After her death, he had moved out of the big apartment in Eimsbüttel. The small apartment in Neustadt was a better fit for him, and from his office window he had a view of the tall tower on St. Michael’s Church. The office became the center of Gerhard’s life. He eventually pushed his bed into the room so that he could throw himself into his work as soon as he opened his eyes on the days he didn’t lecture. In 1937 he’d published his first book, an algebra textbook, which had taken him four years to write, and now he’d begun jotting notes and creating an outline for his next one. His central thesis was that numbers were the starting point for everything. A kind of mathematical creation story. The idea was taking shape in his mind, and he looked forward to finally getting started.
He thought of his childhood. He and Karl had gr
own up in Hamburg. As the sewing factory grew, the Strangl family had slowly risen from the lower middle class into what could be called the upper class. Reinhardt had been strict and uncompromising, and he approached fatherhood the same way he approached his business. Their mother had been soft and indulgent, and later they would often say that she had been everything a mother should be. When Karl returned from the war, it was expected that he would train in his father’s company—though he’d never been asked—and Karl did so out of a sense of duty. Whether Gerhard would join the family business had never even been discussed. A decision he greatly valued, actually. While the other healthy, strong boys—as Reinhardt described them—were out playing in the yard after school, Gerhard sat, to his father’s great dismay, in his room doing calculations or reading books. He found numbers and letters to be good company, and they’d stayed by his side through thick and thin throughout his childhood. In the end, the straightforwardness of numbers had attracted him more than the secretive nature of letters.

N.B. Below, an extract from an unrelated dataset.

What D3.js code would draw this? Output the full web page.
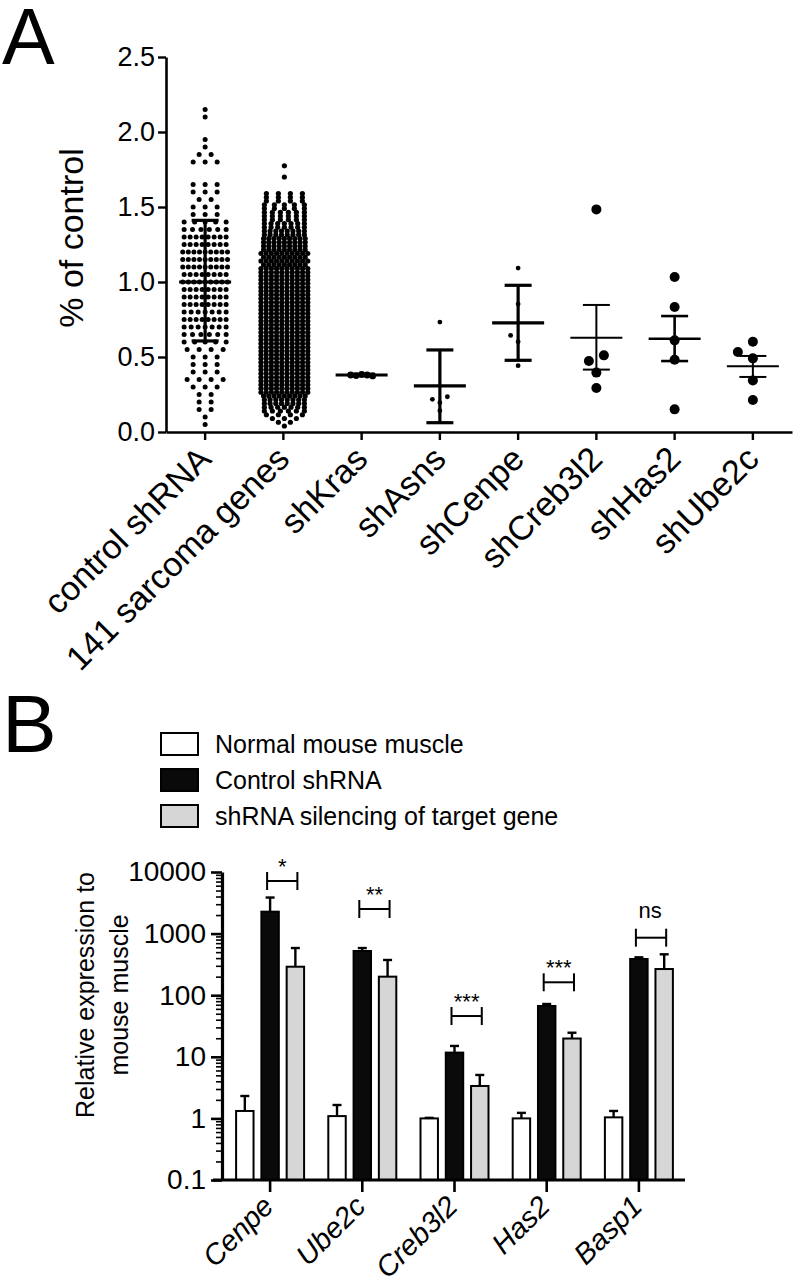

Not that he didn’t like letters, words, and language, but the meaning of numbers was immediately clear, while letters had a way of hiding the actual, the essential. That was why he had chosen mathematics over literature for his livelihood. Even the most complicated number combinations were logical to Gerhard.
The bed creaked when he rolled over. Thinking of his father didn’t help. So he turned back to thoughts of his book. That was better. Maybe that’s why he wrote—to flee from his thoughts? Finally his swirling, busy brain came to rest, and he fell asleep.
It took him a long time to register the knocking on his door, despite the fact that the person on the other side was doing his utmost to make his point. He picked up his black horn-rimmed glasses from the nightstand and noted the strip of light that had found its way into the room through a slit in the curtains, though he’d tried to pull them closed. He went into the hallway, still uncertain whether someone had really knocked or it was just a lifelike dream that had wrenched him from his sleep. A voice removed all doubt.